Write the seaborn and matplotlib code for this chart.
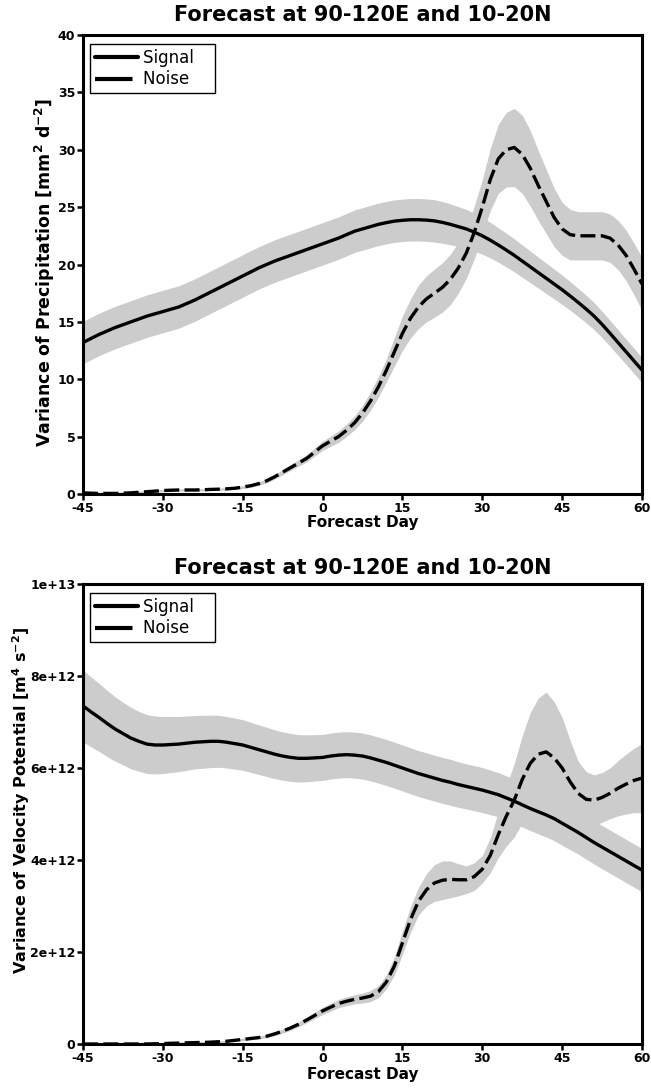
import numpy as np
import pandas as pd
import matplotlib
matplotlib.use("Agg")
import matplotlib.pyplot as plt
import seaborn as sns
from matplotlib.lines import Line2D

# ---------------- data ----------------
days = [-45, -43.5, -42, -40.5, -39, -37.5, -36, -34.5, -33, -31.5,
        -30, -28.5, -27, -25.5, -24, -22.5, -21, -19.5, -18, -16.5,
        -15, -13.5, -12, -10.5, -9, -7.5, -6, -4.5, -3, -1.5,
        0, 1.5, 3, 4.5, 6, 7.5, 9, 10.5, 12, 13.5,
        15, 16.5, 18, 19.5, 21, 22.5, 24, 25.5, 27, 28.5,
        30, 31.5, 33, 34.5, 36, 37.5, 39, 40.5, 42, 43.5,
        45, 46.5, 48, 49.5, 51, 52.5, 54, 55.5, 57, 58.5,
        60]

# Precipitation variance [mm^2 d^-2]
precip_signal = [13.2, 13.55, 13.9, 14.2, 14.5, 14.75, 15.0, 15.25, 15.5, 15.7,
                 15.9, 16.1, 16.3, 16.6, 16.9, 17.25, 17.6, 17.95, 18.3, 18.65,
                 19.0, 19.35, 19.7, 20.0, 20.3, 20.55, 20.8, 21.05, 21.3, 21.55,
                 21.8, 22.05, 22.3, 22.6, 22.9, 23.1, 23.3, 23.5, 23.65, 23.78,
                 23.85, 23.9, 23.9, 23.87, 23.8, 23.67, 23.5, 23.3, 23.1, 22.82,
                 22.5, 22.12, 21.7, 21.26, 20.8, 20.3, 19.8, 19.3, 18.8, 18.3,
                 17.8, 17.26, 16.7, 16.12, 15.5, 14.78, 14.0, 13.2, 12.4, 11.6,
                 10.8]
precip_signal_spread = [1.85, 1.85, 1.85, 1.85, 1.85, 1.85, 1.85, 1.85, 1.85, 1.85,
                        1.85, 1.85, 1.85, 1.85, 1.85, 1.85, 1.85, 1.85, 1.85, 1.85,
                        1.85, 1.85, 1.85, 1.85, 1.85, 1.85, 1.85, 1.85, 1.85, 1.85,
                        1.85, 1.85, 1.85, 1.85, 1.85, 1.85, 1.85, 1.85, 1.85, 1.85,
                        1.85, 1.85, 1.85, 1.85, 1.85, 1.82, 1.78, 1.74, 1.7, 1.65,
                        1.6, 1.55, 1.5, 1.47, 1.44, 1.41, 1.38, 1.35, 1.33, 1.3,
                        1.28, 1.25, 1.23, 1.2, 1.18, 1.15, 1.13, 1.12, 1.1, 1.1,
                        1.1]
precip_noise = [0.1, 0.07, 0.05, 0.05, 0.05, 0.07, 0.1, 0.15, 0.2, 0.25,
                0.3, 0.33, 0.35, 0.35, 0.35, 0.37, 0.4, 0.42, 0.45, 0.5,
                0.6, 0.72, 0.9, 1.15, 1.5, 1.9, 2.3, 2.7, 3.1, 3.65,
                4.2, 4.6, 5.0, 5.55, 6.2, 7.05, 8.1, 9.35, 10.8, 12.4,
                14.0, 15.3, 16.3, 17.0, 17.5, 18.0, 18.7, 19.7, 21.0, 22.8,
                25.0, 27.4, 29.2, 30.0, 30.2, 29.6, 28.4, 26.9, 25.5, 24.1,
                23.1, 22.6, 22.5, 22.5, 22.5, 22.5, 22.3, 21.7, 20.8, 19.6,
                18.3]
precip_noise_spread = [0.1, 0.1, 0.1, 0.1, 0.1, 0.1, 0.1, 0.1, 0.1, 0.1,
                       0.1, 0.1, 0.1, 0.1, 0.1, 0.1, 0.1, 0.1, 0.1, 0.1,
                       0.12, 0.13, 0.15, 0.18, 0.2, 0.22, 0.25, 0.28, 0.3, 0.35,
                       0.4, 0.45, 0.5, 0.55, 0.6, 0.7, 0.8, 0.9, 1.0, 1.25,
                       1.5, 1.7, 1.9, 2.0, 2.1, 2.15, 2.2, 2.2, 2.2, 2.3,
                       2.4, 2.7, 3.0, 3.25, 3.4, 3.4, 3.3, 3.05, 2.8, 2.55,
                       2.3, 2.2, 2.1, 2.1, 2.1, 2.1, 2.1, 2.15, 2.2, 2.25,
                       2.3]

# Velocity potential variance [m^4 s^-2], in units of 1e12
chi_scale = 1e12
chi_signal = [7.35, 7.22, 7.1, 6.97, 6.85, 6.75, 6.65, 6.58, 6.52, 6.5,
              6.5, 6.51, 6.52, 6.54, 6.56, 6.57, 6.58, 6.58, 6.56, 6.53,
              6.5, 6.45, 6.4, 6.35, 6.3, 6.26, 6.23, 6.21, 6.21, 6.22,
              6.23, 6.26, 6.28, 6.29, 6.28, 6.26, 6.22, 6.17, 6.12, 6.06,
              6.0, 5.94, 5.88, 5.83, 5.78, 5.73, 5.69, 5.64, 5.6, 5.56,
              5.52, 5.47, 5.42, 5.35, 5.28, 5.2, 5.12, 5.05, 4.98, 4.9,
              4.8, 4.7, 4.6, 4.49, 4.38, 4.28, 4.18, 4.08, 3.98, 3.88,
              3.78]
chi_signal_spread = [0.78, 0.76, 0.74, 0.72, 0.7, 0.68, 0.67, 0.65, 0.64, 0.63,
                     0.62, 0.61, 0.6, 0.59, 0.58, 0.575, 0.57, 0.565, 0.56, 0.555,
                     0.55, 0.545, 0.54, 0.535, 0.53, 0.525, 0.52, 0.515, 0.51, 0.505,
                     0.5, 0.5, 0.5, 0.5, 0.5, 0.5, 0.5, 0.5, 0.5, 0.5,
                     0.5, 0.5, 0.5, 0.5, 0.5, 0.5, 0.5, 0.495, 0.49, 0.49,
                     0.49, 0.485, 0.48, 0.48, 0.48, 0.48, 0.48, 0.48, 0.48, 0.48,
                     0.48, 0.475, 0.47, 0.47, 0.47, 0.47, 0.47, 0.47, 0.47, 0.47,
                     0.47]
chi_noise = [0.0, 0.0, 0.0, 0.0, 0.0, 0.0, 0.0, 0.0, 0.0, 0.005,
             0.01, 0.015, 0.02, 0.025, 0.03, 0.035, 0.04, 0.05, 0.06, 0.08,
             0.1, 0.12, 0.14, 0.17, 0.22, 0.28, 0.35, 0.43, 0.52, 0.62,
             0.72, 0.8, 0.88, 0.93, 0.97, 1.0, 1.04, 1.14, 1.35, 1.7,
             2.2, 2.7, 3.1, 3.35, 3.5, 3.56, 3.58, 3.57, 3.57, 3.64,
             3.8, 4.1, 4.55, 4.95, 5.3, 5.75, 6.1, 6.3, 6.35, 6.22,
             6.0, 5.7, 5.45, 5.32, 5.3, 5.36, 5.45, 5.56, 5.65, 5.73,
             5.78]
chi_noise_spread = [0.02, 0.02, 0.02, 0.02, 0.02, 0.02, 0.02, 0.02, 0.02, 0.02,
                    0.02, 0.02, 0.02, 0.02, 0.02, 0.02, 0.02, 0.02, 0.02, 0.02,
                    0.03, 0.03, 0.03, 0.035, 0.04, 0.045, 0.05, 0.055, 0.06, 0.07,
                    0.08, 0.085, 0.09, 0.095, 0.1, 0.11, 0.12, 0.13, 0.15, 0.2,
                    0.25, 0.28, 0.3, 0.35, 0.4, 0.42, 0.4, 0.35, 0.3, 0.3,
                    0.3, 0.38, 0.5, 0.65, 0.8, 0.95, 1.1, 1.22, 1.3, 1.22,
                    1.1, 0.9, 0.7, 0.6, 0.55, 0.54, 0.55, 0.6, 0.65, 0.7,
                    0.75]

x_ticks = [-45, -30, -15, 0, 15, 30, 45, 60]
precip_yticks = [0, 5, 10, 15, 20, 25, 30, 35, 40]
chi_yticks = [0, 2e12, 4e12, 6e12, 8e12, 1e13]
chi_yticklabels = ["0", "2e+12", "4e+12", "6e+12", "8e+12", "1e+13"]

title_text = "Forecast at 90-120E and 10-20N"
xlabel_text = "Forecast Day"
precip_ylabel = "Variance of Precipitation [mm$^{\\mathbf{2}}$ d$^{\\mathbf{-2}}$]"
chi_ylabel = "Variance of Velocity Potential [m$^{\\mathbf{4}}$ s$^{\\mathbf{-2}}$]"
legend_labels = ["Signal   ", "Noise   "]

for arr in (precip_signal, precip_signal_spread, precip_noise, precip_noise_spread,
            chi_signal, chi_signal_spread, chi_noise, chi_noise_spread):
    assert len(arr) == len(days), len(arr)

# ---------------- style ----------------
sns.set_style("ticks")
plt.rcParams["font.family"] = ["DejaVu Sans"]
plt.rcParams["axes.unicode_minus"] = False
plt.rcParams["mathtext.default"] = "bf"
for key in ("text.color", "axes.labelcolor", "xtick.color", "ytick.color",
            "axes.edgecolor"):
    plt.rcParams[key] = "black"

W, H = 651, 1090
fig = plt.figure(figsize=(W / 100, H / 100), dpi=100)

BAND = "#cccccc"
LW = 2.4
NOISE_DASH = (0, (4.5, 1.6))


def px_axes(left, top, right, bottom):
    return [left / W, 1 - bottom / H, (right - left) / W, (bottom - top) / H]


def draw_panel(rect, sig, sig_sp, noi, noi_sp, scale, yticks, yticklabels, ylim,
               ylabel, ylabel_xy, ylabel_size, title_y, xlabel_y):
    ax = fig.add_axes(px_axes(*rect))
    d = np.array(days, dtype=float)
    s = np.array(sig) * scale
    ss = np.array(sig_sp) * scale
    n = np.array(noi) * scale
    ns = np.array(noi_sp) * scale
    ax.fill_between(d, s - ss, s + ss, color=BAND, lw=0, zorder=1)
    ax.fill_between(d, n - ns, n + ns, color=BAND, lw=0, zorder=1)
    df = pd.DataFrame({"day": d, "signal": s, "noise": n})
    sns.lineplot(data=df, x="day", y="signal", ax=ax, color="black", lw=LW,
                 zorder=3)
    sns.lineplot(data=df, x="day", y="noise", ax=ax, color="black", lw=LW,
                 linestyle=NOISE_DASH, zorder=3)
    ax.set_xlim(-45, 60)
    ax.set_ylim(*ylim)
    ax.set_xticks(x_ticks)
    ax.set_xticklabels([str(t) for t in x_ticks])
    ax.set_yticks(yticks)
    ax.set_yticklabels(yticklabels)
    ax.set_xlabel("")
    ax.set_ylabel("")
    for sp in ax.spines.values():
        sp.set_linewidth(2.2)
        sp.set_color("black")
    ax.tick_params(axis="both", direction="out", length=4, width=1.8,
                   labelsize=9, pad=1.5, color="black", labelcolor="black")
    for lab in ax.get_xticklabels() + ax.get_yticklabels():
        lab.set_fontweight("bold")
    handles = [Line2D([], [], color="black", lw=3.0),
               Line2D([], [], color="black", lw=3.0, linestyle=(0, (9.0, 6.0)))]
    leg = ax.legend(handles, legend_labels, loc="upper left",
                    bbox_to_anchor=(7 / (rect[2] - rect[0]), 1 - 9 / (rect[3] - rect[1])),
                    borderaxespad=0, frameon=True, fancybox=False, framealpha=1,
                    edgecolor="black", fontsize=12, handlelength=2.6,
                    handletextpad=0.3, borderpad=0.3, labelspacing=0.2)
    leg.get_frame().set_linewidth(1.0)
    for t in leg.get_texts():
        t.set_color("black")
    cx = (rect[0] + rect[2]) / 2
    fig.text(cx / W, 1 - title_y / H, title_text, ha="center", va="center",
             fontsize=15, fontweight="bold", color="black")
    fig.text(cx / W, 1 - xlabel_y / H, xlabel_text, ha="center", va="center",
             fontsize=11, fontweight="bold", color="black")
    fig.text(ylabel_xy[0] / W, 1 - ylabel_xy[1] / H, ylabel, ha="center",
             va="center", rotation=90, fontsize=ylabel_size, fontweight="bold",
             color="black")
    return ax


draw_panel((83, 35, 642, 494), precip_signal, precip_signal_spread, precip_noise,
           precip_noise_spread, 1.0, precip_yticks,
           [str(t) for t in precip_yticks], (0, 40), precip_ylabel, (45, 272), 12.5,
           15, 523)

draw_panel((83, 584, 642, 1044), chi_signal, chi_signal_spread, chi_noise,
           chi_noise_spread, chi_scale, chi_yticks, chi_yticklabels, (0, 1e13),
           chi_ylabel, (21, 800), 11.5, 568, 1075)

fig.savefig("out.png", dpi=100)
■ ■ ■ ■ ■ ■ ■
REQUIRED WORK: From the opening line of the listing above through the line bearing "from matplotlib.lines import Line2D", repeat each line exactly. Drop every picture.

EXERCISE SOLUTION:
Write the seaborn and matplotlib code for this chart.
import numpy as np
import pandas as pd
import matplotlib
matplotlib.use("Agg")
import matplotlib.pyplot as plt
import seaborn as sns
from matplotlib.lines import Line2D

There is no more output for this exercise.